EXERCISE :: Write the count of lines that contain the word "chart" and nothing else.
********************
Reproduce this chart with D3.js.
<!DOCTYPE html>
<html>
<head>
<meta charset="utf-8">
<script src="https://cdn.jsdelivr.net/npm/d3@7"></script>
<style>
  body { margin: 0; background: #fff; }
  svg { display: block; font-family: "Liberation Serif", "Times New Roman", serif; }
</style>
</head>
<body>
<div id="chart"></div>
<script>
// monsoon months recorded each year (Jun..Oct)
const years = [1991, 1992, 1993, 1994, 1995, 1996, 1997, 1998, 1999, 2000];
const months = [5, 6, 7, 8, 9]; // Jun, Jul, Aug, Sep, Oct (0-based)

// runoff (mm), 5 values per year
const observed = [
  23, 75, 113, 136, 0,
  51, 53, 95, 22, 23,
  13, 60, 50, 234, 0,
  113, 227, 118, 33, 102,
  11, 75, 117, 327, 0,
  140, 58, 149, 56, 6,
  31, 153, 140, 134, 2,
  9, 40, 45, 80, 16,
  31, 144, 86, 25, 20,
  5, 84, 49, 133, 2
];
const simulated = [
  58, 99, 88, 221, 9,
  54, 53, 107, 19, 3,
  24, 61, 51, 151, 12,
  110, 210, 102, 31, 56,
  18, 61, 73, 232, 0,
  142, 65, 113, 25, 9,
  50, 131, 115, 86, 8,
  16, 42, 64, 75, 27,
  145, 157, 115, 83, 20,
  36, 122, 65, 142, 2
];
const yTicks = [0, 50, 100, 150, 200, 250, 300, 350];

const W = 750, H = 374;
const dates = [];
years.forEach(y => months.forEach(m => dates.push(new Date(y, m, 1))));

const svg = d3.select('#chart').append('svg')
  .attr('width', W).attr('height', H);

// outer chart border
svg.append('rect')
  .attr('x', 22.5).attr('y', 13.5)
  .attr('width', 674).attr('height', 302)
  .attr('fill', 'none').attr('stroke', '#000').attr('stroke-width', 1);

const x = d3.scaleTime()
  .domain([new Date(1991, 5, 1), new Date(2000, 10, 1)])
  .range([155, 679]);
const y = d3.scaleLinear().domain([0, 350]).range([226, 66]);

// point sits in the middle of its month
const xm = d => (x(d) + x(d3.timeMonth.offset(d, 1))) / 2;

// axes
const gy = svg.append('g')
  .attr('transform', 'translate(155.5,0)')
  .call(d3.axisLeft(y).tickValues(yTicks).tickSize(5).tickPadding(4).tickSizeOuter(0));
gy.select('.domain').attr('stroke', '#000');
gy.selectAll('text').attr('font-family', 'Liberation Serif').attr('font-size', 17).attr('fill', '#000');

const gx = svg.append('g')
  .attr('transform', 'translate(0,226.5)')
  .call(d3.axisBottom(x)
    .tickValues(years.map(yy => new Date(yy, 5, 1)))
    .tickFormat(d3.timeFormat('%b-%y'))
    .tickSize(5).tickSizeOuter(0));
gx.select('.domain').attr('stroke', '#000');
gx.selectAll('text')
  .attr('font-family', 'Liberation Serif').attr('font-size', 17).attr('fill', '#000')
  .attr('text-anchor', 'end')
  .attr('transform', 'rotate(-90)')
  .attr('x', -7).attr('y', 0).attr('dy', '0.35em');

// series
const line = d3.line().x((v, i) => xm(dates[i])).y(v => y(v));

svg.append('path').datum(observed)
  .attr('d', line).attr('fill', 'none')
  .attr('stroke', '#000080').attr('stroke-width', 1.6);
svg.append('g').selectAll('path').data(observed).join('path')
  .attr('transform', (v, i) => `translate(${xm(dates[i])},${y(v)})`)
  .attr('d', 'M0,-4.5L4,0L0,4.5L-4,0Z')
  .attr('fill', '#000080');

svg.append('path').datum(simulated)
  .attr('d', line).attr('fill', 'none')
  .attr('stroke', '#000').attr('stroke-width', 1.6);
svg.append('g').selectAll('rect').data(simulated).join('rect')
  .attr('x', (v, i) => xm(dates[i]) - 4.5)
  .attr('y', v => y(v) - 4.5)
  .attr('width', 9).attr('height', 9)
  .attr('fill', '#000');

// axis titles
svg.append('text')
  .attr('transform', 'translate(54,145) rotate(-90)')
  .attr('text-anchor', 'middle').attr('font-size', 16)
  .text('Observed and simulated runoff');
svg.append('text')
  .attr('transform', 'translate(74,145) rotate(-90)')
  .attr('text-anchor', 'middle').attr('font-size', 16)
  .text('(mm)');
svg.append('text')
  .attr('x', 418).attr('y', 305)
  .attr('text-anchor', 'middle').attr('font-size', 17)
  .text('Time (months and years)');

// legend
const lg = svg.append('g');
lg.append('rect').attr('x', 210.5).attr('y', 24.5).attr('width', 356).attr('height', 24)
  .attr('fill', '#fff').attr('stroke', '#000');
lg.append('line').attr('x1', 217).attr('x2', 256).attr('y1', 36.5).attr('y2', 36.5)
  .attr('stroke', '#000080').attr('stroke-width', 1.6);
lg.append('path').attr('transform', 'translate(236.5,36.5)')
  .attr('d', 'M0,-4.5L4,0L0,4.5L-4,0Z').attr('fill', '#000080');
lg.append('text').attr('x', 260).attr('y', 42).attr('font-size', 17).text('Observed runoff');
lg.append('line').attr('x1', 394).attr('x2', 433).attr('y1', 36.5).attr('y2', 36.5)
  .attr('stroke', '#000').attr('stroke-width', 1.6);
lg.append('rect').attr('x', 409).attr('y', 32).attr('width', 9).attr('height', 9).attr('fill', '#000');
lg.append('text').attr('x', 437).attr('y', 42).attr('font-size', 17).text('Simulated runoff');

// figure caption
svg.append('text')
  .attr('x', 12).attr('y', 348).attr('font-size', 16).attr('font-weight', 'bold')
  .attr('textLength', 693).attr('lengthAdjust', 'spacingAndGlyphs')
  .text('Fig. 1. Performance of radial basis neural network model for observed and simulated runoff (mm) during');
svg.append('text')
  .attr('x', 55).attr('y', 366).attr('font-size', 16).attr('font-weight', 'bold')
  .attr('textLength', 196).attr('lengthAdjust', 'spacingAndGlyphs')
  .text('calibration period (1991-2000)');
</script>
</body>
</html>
********************
TASK SOLUTION :: 4